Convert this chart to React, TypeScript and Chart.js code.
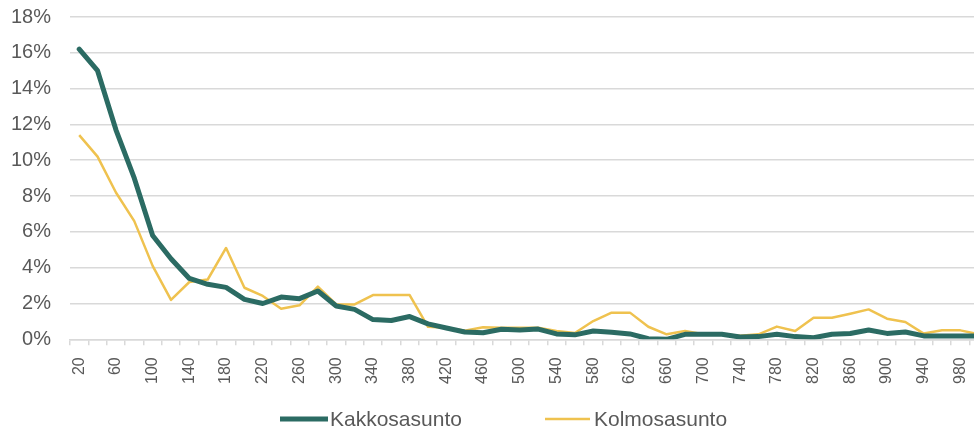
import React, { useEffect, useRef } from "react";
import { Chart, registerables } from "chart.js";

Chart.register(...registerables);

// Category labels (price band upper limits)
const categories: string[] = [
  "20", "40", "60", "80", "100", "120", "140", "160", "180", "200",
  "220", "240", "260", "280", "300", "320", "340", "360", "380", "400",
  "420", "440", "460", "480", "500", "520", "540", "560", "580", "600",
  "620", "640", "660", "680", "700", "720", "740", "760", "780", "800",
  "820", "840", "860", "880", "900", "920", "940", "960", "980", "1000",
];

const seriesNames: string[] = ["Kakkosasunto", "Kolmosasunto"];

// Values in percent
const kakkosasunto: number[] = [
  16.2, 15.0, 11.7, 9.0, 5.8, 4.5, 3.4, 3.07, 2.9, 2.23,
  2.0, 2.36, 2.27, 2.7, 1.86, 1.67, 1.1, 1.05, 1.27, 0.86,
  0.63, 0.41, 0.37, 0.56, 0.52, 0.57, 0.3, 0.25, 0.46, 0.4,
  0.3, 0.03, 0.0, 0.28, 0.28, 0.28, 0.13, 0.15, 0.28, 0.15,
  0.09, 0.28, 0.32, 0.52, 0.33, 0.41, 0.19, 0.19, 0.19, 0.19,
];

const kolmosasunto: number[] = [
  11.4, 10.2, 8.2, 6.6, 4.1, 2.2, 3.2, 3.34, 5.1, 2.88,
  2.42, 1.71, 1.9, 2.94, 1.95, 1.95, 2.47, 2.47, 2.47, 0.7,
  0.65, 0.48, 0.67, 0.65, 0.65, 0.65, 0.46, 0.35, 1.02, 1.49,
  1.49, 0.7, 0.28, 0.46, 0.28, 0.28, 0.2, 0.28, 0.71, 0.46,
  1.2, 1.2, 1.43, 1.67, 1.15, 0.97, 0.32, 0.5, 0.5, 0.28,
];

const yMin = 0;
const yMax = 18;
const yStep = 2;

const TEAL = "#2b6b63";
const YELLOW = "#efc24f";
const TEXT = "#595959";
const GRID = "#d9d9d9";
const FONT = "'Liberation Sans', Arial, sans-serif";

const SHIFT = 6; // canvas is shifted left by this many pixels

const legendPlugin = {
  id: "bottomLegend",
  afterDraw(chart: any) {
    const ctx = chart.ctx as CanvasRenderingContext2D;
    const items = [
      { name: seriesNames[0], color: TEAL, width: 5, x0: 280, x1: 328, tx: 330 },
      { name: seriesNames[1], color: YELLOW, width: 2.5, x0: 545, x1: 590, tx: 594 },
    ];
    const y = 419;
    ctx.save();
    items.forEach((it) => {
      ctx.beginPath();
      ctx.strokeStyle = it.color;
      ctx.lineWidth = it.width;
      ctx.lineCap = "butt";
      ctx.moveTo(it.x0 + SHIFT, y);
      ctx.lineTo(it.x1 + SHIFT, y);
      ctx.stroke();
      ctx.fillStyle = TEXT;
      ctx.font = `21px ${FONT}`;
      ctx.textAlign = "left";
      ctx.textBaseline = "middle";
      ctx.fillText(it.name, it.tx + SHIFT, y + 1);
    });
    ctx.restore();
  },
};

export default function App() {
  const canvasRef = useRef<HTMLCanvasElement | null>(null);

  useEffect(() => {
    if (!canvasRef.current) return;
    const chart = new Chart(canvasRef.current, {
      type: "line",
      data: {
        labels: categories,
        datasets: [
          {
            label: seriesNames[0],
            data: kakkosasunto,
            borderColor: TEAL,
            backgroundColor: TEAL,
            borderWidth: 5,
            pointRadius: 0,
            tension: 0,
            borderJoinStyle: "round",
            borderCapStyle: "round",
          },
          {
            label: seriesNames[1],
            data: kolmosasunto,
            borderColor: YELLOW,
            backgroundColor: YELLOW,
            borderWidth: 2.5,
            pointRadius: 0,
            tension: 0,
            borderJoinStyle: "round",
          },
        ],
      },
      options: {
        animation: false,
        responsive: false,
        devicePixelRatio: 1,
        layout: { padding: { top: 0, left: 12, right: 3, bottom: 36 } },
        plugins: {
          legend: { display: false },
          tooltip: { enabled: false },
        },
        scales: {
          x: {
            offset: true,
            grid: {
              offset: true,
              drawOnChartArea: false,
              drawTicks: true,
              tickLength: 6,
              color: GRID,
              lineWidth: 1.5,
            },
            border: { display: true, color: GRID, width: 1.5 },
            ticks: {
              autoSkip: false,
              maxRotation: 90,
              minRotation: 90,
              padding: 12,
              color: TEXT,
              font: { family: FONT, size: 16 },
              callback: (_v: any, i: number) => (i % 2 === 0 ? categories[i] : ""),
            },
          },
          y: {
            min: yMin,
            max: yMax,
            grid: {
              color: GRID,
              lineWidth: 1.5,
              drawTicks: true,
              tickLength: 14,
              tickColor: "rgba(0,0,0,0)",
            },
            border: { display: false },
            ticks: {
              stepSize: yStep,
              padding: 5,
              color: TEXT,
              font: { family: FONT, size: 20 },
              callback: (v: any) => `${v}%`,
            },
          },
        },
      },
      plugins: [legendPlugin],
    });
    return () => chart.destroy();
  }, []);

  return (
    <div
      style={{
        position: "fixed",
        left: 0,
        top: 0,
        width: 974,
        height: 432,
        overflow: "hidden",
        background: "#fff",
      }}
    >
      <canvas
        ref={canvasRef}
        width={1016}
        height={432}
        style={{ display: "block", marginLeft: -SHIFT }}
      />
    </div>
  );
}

---*---

#### Task goal:
All of the data above should be quoted exactly, except for the pictures.

#### Reply to the task:
Convert this chart to React, TypeScript and Chart.js code.
import React, { useEffect, useRef } from "react";
import { Chart, registerables } from "chart.js";

Chart.register(...registerables);

// Category labels (price band upper limits)
const categories: string[] = [
  "20", "40", "60", "80", "100", "120", "140", "160", "180", "200",
  "220", "240", "260", "280", "300", "320", "340", "360", "380", "400",
  "420", "440", "460", "480", "500", "520", "540", "560", "580", "600",
  "620", "640", "660", "680", "700", "720", "740", "760", "780", "800",
  "820", "840", "860", "880", "900", "920", "940", "960", "980", "1000",
];

const seriesNames: string[] = ["Kakkosasunto", "Kolmosasunto"];

// Values in percent
const kakkosasunto: number[] = [
  16.2, 15.0, 11.7, 9.0, 5.8, 4.5, 3.4, 3.07, 2.9, 2.23,
  2.0, 2.36, 2.27, 2.7, 1.86, 1.67, 1.1, 1.05, 1.27, 0.86,
  0.63, 0.41, 0.37, 0.56, 0.52, 0.57, 0.3, 0.25, 0.46, 0.4,
  0.3, 0.03, 0.0, 0.28, 0.28, 0.28, 0.13, 0.15, 0.28, 0.15,
  0.09, 0.28, 0.32, 0.52, 0.33, 0.41, 0.19, 0.19, 0.19, 0.19,
];

const kolmosasunto: number[] = [
  11.4, 10.2, 8.2, 6.6, 4.1, 2.2, 3.2, 3.34, 5.1, 2.88,
  2.42, 1.71, 1.9, 2.94, 1.95, 1.95, 2.47, 2.47, 2.47, 0.7,
  0.65, 0.48, 0.67, 0.65, 0.65, 0.65, 0.46, 0.35, 1.02, 1.49,
  1.49, 0.7, 0.28, 0.46, 0.28, 0.28, 0.2, 0.28, 0.71, 0.46,
  1.2, 1.2, 1.43, 1.67, 1.15, 0.97, 0.32, 0.5, 0.5, 0.28,
];

const yMin = 0;
const yMax = 18;
const yStep = 2;

const TEAL = "#2b6b63";
const YELLOW = "#efc24f";
const TEXT = "#595959";
const GRID = "#d9d9d9";
const FONT = "'Liberation Sans', Arial, sans-serif";

const SHIFT = 6; // canvas is shifted left by this many pixels

const legendPlugin = {
  id: "bottomLegend",
  afterDraw(chart: any) {
    const ctx = chart.ctx as CanvasRenderingContext2D;
    const items = [
      { name: seriesNames[0], color: TEAL, width: 5, x0: 280, x1: 328, tx: 330 },
      { name: seriesNames[1], color: YELLOW, width: 2.5, x0: 545, x1: 590, tx: 594 },
    ];
    const y = 419;
    ctx.save();
    items.forEach((it) => {
      ctx.beginPath();
      ctx.strokeStyle = it.color;
      ctx.lineWidth = it.width;
      ctx.lineCap = "butt";
      ctx.moveTo(it.x0 + SHIFT, y);
      ctx.lineTo(it.x1 + SHIFT, y);
      ctx.stroke();
      ctx.fillStyle = TEXT;
      ctx.font = `21px ${FONT}`;
      ctx.textAlign = "left";
      ctx.textBaseline = "middle";
      ctx.fillText(it.name, it.tx + SHIFT, y + 1);
    });
    ctx.restore();
  },
};

export default function App() {
  const canvasRef = useRef<HTMLCanvasElement | null>(null);

  useEffect(() => {
    if (!canvasRef.current) return;
    const chart = new Chart(canvasRef.current, {
      type: "line",
      data: {
        labels: categories,
        datasets: [
          {
            label: seriesNames[0],
            data: kakkosasunto,
            borderColor: TEAL,
            backgroundColor: TEAL,
            borderWidth: 5,
            pointRadius: 0,
            tension: 0,
            borderJoinStyle: "round",
            borderCapStyle: "round",
          },
          {
            label: seriesNames[1],
            data: kolmosasunto,
            borderColor: YELLOW,
            backgroundColor: YELLOW,
            borderWidth: 2.5,
            pointRadius: 0,
            tension: 0,
            borderJoinStyle: "round",
          },
        ],
      },
      options: {
        animation: false,
        responsive: false,
        devicePixelRatio: 1,
        layout: { padding: { top: 0, left: 12, right: 3, bottom: 36 } },
        plugins: {
          legend: { display: false },
          tooltip: { enabled: false },
        },
        scales: {
          x: {
            offset: true,
            grid: {
              offset: true,
              drawOnChartArea: false,
              drawTicks: true,
              tickLength: 6,
              color: GRID,
              lineWidth: 1.5,
            },
            border: { display: true, color: GRID, width: 1.5 },
            ticks: {
              autoSkip: false,
              maxRotation: 90,
              minRotation: 90,
              padding: 12,
              color: TEXT,
              font: { family: FONT, size: 16 },
              callback: (_v: any, i: number) => (i % 2 === 0 ? categories[i] : ""),
            },
          },
          y: {
            min: yMin,
            max: yMax,
            grid: {
              color: GRID,
              lineWidth: 1.5,
              drawTicks: true,
              tickLength: 14,
              tickColor: "rgba(0,0,0,0)",
            },
            border: { display: false },
            ticks: {
              stepSize: yStep,
              padding: 5,
              color: TEXT,
              font: { family: FONT, size: 20 },
              callback: (v: any) => `${v}%`,
            },
          },
        },
      },
      plugins: [legendPlugin],
    });
    return () => chart.destroy();
  }, []);

  return (
    <div
      style={{
        position: "fixed",
        left: 0,
        top: 0,
        width: 974,
        height: 432,
        overflow: "hidden",
        background: "#fff",
      }}
    >
      <canvas
        ref={canvasRef}
        width={1016}
        height={432}
        style={{ display: "block", marginLeft: -SHIFT }}
      />
    </div>
  );
}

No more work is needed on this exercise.